What is asked
Print the lines starting at the line containing "What Bokeh code" and ending at the line containing "17, 11, 9, 9]", exactly and in full, without the pictures.

— Start Data —

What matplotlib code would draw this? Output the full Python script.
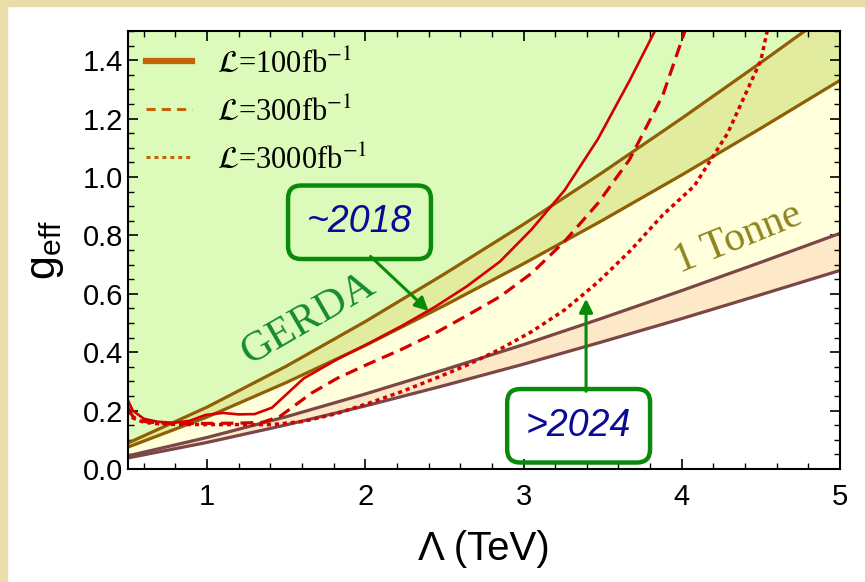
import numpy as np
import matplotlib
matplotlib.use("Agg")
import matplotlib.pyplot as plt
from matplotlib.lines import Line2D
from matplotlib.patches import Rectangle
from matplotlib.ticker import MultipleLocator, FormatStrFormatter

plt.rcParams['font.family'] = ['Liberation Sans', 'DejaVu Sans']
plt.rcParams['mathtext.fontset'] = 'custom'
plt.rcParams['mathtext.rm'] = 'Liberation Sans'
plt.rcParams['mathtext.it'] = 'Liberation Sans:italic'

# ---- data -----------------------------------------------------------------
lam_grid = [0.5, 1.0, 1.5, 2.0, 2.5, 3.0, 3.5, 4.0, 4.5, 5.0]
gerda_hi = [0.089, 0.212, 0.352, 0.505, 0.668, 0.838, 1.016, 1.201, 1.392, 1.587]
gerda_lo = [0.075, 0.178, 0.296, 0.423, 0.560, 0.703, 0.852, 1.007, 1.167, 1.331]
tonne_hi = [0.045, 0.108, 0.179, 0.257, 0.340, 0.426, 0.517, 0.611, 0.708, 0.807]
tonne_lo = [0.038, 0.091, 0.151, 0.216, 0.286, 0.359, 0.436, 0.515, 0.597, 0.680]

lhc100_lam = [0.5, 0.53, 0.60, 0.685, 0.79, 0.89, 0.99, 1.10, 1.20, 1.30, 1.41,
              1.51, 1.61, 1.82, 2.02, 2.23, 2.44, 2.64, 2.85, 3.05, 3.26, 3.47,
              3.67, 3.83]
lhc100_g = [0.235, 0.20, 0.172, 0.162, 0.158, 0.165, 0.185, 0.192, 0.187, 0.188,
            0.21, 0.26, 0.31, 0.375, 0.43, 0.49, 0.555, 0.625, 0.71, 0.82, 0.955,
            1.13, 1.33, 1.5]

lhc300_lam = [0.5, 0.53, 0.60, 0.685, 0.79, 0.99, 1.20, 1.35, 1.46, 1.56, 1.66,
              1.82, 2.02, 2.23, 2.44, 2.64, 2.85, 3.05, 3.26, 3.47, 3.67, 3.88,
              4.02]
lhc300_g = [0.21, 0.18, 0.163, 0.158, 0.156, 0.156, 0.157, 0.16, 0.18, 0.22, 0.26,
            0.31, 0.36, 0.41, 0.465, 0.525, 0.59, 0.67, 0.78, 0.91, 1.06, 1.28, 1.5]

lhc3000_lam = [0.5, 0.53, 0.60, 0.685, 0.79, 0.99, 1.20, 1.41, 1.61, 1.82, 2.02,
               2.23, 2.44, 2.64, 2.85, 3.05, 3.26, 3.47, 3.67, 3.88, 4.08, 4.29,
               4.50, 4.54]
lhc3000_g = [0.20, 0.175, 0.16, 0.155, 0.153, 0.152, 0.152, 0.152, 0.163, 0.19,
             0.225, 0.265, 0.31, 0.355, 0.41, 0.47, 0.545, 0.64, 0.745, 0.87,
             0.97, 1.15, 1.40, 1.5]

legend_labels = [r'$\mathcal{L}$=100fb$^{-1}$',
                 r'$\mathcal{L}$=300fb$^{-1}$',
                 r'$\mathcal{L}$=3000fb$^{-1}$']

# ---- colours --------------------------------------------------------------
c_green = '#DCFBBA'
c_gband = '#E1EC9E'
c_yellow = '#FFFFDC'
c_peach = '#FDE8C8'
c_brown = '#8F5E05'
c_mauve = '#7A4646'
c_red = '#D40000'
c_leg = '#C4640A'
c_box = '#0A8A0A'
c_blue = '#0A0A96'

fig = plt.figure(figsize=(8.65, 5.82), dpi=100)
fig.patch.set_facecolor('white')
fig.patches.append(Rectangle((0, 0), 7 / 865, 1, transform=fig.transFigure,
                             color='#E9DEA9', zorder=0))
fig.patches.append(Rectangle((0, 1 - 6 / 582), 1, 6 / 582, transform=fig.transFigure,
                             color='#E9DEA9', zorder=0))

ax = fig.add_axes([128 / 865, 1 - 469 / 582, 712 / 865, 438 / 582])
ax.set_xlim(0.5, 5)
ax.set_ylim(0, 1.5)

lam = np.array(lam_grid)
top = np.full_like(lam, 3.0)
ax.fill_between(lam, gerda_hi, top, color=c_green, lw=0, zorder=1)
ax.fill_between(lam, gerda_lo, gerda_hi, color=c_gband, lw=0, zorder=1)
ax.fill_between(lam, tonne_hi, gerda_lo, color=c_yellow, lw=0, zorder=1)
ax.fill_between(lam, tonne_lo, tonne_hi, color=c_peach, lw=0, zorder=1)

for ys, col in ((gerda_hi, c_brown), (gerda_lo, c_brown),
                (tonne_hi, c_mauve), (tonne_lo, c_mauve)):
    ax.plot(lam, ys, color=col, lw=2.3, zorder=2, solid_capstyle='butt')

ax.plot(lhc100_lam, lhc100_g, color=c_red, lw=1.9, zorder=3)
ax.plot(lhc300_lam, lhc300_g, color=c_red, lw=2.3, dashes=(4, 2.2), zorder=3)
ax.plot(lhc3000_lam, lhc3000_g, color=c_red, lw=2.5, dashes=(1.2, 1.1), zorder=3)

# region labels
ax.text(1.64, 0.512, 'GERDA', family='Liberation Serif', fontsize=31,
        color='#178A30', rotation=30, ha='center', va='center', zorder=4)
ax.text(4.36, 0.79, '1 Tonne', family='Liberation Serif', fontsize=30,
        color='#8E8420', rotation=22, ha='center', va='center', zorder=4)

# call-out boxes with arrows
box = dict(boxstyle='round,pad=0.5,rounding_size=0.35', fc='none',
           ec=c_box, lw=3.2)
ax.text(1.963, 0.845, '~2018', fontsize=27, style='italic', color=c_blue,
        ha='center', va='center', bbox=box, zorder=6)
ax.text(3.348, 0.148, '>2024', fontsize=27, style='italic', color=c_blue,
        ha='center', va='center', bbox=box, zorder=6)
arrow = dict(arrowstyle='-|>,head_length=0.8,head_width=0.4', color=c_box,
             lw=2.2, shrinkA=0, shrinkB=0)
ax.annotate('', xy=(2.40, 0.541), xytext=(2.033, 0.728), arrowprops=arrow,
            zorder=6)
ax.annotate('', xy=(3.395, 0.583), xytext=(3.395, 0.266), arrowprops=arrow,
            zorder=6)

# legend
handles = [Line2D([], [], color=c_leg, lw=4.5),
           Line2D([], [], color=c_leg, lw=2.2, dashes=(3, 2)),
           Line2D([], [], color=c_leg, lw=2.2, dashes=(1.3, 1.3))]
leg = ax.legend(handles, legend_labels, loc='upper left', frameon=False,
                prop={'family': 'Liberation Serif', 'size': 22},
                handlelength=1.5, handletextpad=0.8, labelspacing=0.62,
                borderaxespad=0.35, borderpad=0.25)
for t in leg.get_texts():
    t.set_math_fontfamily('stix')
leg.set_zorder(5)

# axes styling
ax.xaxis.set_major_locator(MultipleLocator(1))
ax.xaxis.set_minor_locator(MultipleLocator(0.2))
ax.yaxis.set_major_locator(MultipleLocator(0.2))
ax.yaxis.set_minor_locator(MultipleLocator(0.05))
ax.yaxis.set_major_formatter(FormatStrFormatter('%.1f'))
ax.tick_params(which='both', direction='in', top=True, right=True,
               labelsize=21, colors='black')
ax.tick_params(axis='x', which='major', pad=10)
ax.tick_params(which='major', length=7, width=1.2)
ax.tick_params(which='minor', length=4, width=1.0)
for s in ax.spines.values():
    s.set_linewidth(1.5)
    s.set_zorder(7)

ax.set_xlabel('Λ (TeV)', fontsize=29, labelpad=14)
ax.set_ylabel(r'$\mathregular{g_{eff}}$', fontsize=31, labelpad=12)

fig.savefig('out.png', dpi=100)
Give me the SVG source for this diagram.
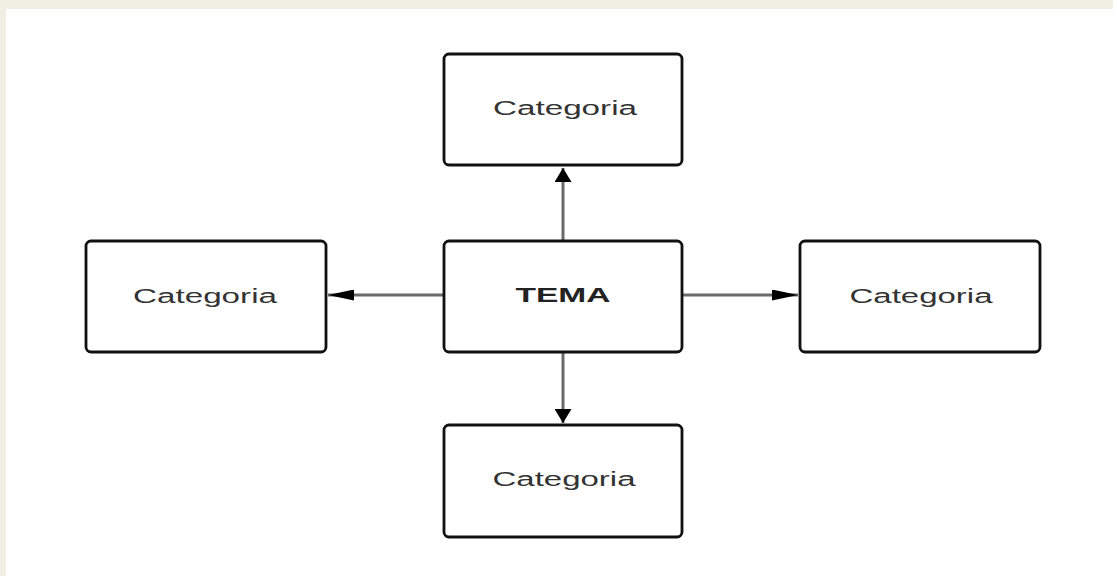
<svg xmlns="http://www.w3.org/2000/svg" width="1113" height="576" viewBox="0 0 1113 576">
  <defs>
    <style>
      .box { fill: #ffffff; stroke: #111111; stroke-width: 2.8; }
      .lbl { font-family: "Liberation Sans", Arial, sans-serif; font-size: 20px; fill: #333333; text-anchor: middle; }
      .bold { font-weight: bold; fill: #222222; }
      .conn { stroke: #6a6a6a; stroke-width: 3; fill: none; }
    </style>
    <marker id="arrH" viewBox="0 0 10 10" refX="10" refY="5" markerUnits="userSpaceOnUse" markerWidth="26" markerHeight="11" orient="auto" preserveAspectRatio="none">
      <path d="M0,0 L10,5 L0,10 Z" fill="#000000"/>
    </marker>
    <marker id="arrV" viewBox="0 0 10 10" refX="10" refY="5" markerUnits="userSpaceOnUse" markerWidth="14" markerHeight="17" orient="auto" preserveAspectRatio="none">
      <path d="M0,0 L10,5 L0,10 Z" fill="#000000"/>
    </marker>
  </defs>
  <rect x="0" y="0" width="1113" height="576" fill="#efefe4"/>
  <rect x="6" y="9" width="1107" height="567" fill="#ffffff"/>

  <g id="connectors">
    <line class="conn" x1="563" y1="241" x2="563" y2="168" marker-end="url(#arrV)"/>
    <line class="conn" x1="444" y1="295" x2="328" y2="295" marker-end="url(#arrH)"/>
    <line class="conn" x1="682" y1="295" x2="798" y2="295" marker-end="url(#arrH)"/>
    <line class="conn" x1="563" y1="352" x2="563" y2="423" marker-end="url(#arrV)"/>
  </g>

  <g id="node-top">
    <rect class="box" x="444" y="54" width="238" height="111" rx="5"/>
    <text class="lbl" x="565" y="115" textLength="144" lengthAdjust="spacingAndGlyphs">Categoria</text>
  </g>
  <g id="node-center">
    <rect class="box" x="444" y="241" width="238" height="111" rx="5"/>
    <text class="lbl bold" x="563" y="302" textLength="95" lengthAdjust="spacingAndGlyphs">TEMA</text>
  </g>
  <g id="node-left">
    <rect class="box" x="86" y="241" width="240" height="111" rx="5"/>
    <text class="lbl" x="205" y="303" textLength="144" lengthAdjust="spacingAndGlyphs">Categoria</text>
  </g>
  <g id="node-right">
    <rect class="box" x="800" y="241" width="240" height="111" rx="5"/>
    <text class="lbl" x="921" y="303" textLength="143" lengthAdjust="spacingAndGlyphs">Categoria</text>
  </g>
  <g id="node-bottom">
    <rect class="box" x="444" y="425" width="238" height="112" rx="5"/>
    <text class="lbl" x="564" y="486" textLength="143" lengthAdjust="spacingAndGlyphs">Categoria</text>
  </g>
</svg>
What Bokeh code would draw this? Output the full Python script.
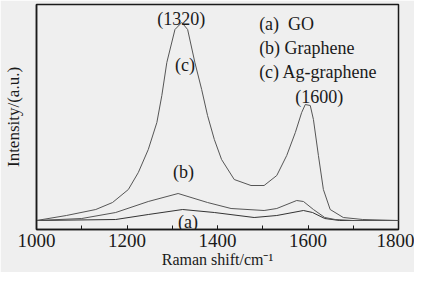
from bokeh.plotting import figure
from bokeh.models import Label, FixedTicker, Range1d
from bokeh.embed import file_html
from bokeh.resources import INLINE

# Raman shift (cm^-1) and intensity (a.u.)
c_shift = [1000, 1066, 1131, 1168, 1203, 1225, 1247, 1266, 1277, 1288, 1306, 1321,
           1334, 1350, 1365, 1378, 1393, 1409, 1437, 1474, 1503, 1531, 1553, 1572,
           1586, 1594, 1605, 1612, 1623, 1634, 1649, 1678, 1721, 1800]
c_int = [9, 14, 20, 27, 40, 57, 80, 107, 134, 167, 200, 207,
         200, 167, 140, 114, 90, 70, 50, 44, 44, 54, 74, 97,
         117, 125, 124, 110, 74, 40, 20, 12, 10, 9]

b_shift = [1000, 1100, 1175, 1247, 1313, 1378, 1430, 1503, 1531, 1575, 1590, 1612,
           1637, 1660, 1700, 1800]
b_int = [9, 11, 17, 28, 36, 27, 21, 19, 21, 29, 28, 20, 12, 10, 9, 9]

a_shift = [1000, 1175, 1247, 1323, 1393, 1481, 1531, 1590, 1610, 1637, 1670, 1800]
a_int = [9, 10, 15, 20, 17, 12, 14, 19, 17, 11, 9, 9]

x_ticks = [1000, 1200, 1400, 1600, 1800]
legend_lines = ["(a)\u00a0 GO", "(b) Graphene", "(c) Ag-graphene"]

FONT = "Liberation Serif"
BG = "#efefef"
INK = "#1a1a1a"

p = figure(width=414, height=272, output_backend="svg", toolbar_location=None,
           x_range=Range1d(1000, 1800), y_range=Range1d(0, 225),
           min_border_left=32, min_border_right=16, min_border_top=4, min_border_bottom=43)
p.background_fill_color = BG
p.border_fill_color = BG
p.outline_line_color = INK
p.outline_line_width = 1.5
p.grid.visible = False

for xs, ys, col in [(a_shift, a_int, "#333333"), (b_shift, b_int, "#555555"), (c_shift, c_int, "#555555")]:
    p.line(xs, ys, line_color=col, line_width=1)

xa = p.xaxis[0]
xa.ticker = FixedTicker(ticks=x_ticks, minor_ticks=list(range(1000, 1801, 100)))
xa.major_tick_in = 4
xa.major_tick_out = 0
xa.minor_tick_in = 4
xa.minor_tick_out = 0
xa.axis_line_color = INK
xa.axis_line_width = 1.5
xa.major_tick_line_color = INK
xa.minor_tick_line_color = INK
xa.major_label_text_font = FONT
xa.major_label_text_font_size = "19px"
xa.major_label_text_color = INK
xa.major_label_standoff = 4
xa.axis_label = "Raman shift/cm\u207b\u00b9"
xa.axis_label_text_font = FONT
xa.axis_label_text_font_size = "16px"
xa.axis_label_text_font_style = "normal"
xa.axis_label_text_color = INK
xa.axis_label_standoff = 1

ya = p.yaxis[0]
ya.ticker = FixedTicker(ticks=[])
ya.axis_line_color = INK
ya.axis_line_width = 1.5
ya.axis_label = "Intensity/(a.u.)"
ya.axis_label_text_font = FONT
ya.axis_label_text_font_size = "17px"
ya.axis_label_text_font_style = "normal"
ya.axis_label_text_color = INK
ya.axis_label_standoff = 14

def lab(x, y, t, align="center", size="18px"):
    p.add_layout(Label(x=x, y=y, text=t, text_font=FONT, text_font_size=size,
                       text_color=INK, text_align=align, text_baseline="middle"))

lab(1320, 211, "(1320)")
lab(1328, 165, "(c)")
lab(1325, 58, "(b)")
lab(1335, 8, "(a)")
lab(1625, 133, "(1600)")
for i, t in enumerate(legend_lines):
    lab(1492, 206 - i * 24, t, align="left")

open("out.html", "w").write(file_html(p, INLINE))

— End Data —

Task output
What Bokeh code would draw this? Output the full Python script.
from bokeh.plotting import figure
from bokeh.models import Label, FixedTicker, Range1d
from bokeh.embed import file_html
from bokeh.resources import INLINE

# Raman shift (cm^-1) and intensity (a.u.)
c_shift = [1000, 1066, 1131, 1168, 1203, 1225, 1247, 1266, 1277, 1288, 1306, 1321,
           1334, 1350, 1365, 1378, 1393, 1409, 1437, 1474, 1503, 1531, 1553, 1572,
           1586, 1594, 1605, 1612, 1623, 1634, 1649, 1678, 1721, 1800]
c_int = [9, 14, 20, 27, 40, 57, 80, 107, 134, 167, 200, 207,
         200, 167, 140, 114, 90, 70, 50, 44, 44, 54, 74, 97,
         117, 125, 124, 110, 74, 40, 20, 12, 10, 9]

b_shift = [1000, 1100, 1175, 1247, 1313, 1378, 1430, 1503, 1531, 1575, 1590, 1612,
           1637, 1660, 1700, 1800]
b_int = [9, 11, 17, 28, 36, 27, 21, 19, 21, 29, 28, 20, 12, 10, 9, 9]

a_shift = [1000, 1175, 1247, 1323, 1393, 1481, 1531, 1590, 1610, 1637, 1670, 1800]
a_int = [9, 10, 15, 20, 17, 12, 14, 19, 17, 11, 9, 9]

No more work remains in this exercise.